[Written request]:
Skip the pictures. Reproduce all other material exactly.

BEGIN Dataset content

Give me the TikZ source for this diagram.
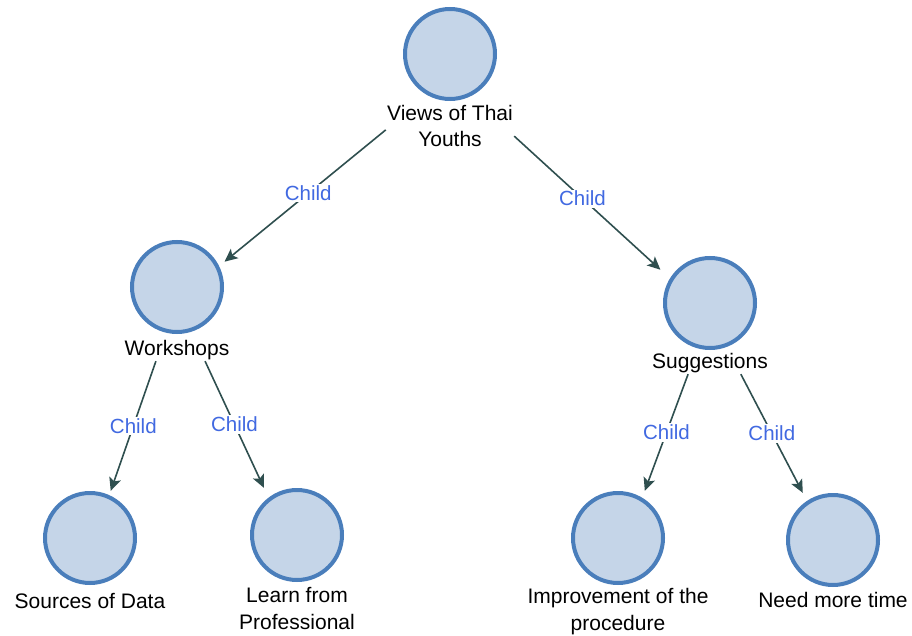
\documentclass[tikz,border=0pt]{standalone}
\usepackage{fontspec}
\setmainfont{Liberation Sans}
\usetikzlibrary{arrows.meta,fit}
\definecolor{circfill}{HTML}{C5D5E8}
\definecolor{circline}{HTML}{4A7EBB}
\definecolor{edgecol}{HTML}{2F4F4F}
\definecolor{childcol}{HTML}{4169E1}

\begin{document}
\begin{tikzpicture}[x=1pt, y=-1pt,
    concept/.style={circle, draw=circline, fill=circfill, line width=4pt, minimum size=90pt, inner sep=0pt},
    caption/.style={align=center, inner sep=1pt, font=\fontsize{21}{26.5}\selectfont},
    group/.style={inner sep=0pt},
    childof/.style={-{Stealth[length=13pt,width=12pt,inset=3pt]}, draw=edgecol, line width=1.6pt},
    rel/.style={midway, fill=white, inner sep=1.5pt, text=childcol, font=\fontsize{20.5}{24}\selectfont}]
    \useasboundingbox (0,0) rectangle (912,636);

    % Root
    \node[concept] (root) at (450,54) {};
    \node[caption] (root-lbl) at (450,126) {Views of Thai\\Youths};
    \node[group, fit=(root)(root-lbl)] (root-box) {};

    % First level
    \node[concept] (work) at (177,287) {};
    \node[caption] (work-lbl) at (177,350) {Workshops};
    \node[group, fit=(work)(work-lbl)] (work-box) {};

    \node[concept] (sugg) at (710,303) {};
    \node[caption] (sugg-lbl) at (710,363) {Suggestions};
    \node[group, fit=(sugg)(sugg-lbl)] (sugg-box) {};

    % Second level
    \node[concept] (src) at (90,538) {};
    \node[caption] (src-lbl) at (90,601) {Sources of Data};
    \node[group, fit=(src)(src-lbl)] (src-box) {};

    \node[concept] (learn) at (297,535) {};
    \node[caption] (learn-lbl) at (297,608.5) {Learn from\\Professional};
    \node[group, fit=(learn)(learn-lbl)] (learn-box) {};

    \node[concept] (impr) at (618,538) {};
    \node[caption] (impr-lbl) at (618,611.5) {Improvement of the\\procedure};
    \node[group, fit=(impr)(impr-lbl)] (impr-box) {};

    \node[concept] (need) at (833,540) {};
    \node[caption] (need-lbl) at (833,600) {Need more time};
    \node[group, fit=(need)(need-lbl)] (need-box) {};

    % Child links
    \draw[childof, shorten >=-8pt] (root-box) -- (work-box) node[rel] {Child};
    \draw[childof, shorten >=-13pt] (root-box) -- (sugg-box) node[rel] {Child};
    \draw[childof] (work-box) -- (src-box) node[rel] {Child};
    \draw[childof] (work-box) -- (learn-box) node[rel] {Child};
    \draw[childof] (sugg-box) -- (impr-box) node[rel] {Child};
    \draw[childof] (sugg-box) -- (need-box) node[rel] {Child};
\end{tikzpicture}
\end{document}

END Dataset content

[Response to the task]:
Give me the TikZ source for this diagram.
\documentclass[tikz,border=0pt]{standalone}
\usepackage{fontspec}
\setmainfont{Liberation Sans}
\usetikzlibrary{arrows.meta,fit}
\definecolor{circfill}{HTML}{C5D5E8}
\definecolor{circline}{HTML}{4A7EBB}
\definecolor{edgecol}{HTML}{2F4F4F}
\definecolor{childcol}{HTML}{4169E1}

\begin{document}
\begin{tikzpicture}[x=1pt, y=-1pt,
    concept/.style={circle, draw=circline, fill=circfill, line width=4pt, minimum size=90pt, inner sep=0pt},
    caption/.style={align=center, inner sep=1pt, font=\fontsize{21}{26.5}\selectfont},
    group/.style={inner sep=0pt},
    childof/.style={-{Stealth[length=13pt,width=12pt,inset=3pt]}, draw=edgecol, line width=1.6pt},
    rel/.style={midway, fill=white, inner sep=1.5pt, text=childcol, font=\fontsize{20.5}{24}\selectfont}]
    \useasboundingbox (0,0) rectangle (912,636);

    % Root
    \node[concept] (root) at (450,54) {};
    \node[caption] (root-lbl) at (450,126) {Views of Thai\\Youths};
    \node[group, fit=(root)(root-lbl)] (root-box) {};

    % First level
    \node[concept] (work) at (177,287) {};
    \node[caption] (work-lbl) at (177,350) {Workshops};
    \node[group, fit=(work)(work-lbl)] (work-box) {};

    \node[concept] (sugg) at (710,303) {};
    \node[caption] (sugg-lbl) at (710,363) {Suggestions};
    \node[group, fit=(sugg)(sugg-lbl)] (sugg-box) {};

    % Second level
    \node[concept] (src) at (90,538) {};
    \node[caption] (src-lbl) at (90,601) {Sources of Data};
    \node[group, fit=(src)(src-lbl)] (src-box) {};

    \node[concept] (learn) at (297,535) {};
    \node[caption] (learn-lbl) at (297,608.5) {Learn from\\Professional};
    \node[group, fit=(learn)(learn-lbl)] (learn-box) {};

    \node[concept] (impr) at (618,538) {};
    \node[caption] (impr-lbl) at (618,611.5) {Improvement of the\\procedure};
    \node[group, fit=(impr)(impr-lbl)] (impr-box) {};

    \node[concept] (need) at (833,540) {};
    \node[caption] (need-lbl) at (833,600) {Need more time};
    \node[group, fit=(need)(need-lbl)] (need-box) {};

    % Child links
    \draw[childof, shorten >=-8pt] (root-box) -- (work-box) node[rel] {Child};
    \draw[childof, shorten >=-13pt] (root-box) -- (sugg-box) node[rel] {Child};
    \draw[childof] (work-box) -- (src-box) node[rel] {Child};
    \draw[childof] (work-box) -- (learn-box) node[rel] {Child};
    \draw[childof] (sugg-box) -- (impr-box) node[rel] {Child};
    \draw[childof] (sugg-box) -- (need-box) node[rel] {Child};
\end{tikzpicture}
\end{document}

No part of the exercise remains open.